Ahora toca rehacer aquel renglón torcido para que las aguas vuelvan a su cauce. No es que monseñor Blázquez, una persona que no lleva móvil, se abre él mismo la puerta del coche oficial e incluso lo conduce, tenga pátina de "cura rojo" o simplemente rebelde, simplemente es, según quienes le conocen de cerca, "un ser humano normal y corriente que actúa como tal esté donde esté".

De modo y manera que buena parte de la estrategia que está desarrollando el sector más retrógrado del catolicismo en España, con el jesuita atípico Juan Antonio Martínez Camino como muñidor -"una persona que tiene grandes carencias de virtudes humanas", en opinión del mismo eclesiástico- va dirigida a establecer el caldo apropiado para que el día de la votación, la de los obispos, haya una mayoría "amplia y suficiente" para que no quede ninguna duda de quienes mandan en el catolicismo español. Metidos en esa vorágine los obispos, al menos una parte significativa de ellos, han salido por primera vez en democracia de manifestación reivindicativa por las calles de Madrid como si fueran sindicalistas, han reavivado su particular memoria histórica adelantándose a la promovida por el Gobierno y aprobada por el parlamento y han hecho mítines políticos que nada tienen que ver con los congresos ecuarísticos o marianos de antaño. Todo por la vuelta a la normalidad y la recuperación del poder absoluto.

La Iglesia católica en España tiene dos problemas: el primero de ellos de orden moral o religioso y consiste en la pérdida de adeptos que avanza al galope -no hay más que ver la evolución de los ingresos en los seminarios -; el segundo es consecuencia del primero y no es otra cosa que la financiación; si se estrecha la masa social los recursos propios disminuyen y por lo tanto, en previsión de que en un futuro no muy lejano alguien tenga la ocurrencia de eliminar las ayudas públicas que se reciben -por ejemplo, vía los conciertos con los centros escolares- hay que mantener posiciones fuertes, con profundas trincheras, altas murallas y aguerridos comandantes.

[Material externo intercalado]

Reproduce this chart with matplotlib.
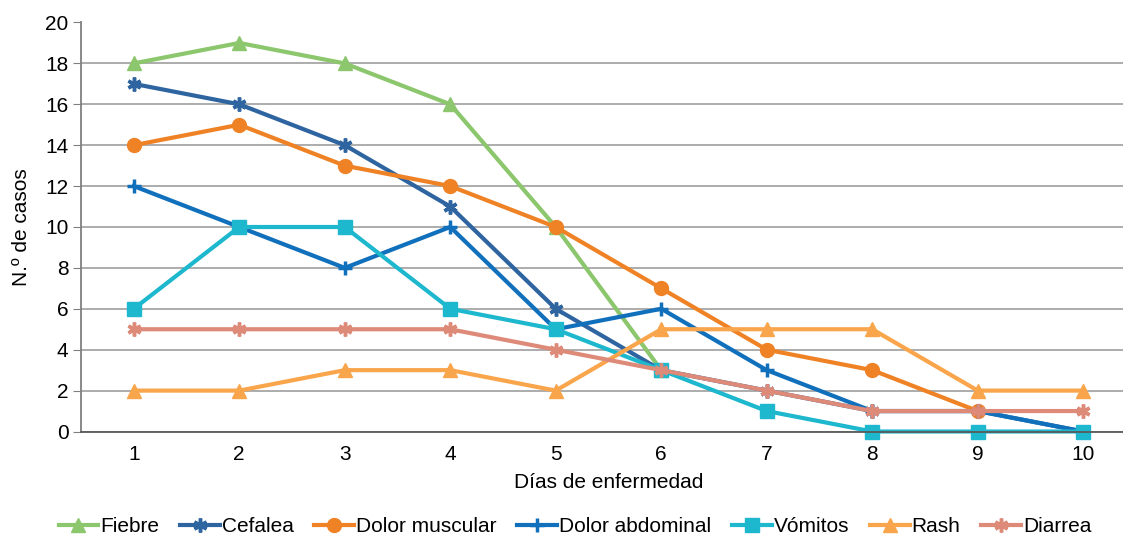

La batalla va a ser dura, larga y con elevadas pérdidas; ergo, hay que pertrecharse y desplegarse en todos los frentes. Es cuestión de mera supervivencia. Los obispos, o buena parte de ellos, no se fían ni de ZP ni de la sonrisa y buenas maneras de María Teresa Fernández de la Vega. No es casualidad que uno de los comandantes en jefe más aguerridos en la operación de reconquista del poder sea monseñor García-Gasco, arzobispo de Valencia, precisamente la circunscripción electoral de la vicepresidenta primera del Gobierno.